Source code of charts:
_ _ _ _ _
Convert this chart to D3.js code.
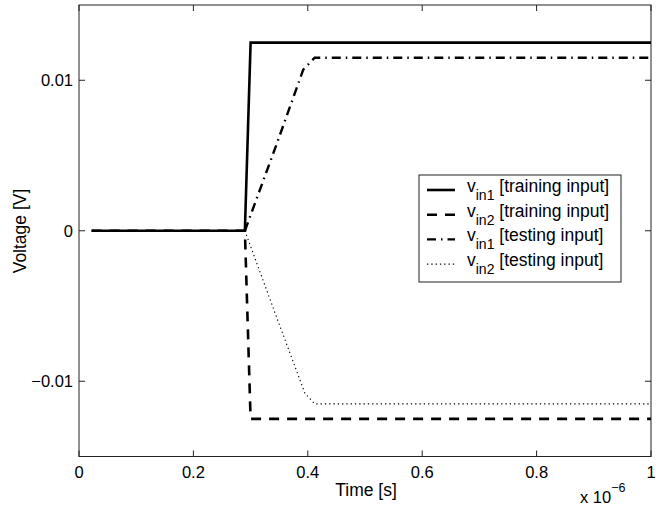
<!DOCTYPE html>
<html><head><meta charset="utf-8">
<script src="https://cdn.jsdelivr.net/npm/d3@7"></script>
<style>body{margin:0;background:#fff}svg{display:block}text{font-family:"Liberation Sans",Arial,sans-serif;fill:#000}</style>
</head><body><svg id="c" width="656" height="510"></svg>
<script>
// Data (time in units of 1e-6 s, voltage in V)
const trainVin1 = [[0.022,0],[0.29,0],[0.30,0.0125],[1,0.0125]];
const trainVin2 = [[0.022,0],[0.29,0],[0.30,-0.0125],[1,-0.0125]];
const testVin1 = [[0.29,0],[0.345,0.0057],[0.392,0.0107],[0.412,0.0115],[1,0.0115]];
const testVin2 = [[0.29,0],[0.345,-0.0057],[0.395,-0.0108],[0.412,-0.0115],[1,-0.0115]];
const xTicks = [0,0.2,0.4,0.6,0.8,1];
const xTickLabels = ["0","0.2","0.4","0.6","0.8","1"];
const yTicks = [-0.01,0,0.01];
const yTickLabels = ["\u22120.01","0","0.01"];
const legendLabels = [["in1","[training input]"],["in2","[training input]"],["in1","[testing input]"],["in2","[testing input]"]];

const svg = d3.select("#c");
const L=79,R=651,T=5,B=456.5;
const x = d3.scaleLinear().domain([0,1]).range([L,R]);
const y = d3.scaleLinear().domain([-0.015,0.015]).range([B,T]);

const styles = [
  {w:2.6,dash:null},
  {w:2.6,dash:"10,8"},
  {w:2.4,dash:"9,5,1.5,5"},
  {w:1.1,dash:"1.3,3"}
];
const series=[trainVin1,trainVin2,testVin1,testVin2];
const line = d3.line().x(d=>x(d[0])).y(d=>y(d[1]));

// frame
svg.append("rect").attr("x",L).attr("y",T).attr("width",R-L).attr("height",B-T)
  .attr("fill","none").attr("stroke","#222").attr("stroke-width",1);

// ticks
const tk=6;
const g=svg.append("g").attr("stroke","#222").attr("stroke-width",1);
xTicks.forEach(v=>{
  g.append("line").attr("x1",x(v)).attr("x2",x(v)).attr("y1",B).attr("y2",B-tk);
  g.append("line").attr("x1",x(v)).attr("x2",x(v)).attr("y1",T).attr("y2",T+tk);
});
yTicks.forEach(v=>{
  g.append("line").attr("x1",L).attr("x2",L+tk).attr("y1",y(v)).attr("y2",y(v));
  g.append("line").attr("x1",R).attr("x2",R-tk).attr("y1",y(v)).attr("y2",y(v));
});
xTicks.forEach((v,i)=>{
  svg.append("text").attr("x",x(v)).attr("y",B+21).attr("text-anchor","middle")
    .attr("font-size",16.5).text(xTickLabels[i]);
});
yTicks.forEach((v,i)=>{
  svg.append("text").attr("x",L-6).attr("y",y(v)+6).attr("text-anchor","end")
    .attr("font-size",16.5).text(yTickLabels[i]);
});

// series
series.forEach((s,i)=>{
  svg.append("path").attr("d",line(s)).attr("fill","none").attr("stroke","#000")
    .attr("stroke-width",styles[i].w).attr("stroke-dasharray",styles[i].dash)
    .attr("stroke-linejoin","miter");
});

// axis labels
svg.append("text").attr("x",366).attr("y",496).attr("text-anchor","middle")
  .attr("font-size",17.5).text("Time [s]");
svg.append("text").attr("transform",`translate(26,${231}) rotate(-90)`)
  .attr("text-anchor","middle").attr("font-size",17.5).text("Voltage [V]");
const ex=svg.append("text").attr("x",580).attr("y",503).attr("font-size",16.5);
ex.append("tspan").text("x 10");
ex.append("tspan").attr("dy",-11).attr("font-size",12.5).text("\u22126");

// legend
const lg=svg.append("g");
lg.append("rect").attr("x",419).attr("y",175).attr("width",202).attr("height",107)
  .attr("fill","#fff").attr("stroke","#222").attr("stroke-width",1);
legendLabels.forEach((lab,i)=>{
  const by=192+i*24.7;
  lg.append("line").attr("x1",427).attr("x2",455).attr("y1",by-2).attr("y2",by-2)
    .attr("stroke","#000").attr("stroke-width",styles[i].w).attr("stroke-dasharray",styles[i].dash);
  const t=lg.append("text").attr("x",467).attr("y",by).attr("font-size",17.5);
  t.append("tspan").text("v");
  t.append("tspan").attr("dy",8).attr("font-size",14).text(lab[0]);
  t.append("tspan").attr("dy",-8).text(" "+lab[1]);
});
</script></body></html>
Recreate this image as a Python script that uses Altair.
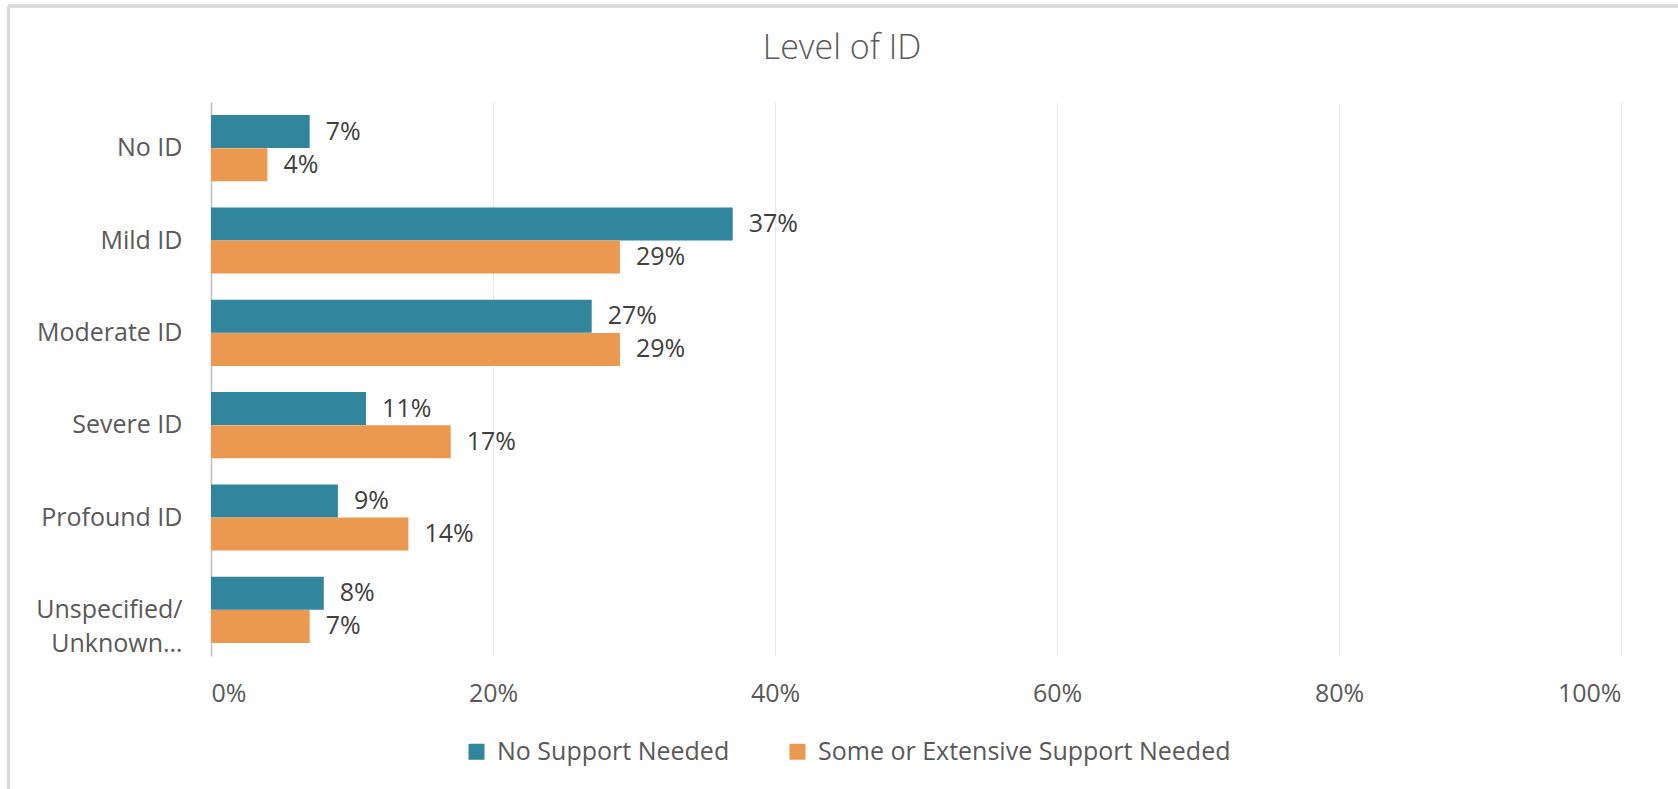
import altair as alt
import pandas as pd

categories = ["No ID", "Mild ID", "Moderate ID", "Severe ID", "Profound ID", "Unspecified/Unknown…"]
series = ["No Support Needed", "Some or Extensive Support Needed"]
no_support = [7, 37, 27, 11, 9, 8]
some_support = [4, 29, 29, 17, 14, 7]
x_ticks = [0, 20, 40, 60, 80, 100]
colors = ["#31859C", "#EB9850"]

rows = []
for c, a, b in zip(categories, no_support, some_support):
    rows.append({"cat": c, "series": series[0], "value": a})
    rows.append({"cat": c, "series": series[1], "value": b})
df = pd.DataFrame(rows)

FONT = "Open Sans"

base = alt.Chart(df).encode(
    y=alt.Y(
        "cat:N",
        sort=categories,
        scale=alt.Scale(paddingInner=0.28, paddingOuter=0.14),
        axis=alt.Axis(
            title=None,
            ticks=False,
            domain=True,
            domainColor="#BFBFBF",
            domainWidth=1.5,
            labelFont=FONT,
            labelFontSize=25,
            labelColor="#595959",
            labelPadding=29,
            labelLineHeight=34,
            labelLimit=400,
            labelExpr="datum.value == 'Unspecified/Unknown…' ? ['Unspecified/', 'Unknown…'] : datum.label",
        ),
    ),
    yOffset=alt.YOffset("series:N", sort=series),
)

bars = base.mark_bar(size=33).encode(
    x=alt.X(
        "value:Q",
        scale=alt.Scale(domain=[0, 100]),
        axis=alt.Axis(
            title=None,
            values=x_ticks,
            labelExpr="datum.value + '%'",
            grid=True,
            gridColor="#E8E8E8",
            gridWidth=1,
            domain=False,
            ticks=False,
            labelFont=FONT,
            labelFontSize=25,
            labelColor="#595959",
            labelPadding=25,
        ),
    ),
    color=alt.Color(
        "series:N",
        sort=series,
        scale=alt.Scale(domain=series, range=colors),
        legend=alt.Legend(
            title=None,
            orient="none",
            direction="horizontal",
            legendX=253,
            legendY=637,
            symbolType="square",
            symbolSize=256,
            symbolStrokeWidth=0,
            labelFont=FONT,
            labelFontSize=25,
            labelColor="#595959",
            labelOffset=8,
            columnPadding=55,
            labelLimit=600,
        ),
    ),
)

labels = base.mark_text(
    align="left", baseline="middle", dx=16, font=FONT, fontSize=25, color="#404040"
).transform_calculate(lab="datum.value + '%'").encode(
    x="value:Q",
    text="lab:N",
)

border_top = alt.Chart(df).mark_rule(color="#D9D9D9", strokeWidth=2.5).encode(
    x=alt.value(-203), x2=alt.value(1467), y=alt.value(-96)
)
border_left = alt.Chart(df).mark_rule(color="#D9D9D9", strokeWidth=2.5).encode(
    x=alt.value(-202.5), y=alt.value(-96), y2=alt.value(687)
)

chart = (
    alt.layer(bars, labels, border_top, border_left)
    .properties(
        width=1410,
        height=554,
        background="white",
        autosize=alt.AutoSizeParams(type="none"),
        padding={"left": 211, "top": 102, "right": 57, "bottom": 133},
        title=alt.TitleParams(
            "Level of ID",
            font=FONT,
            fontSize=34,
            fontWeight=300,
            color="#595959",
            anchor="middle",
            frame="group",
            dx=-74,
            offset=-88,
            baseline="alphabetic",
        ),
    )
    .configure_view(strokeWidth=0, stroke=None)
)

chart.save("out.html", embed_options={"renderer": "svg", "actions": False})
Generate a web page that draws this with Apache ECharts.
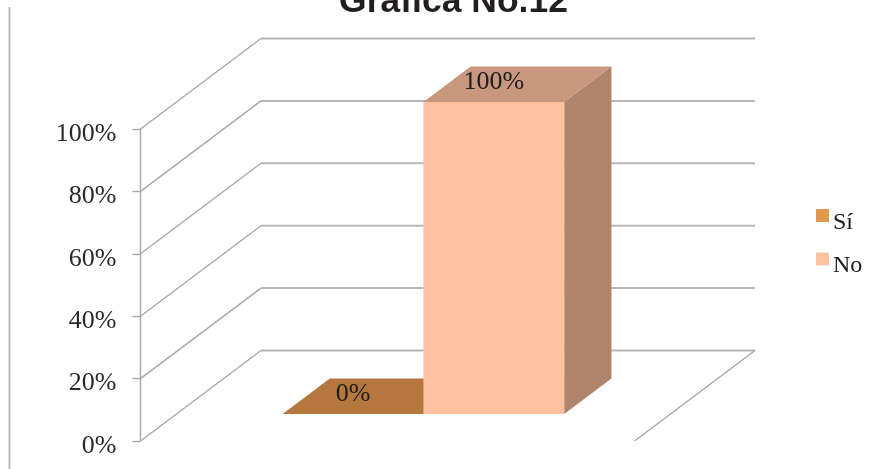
_ _ _ _ _
**Problem details:** Collect the complete line wherever the string "script" appears in the records.

**The solution:**
<script src="https://cdn.jsdelivr.net/npm/d3@7"></script>
<script>
</script></body></html>
Recreate this image as a Python script that uses Altair.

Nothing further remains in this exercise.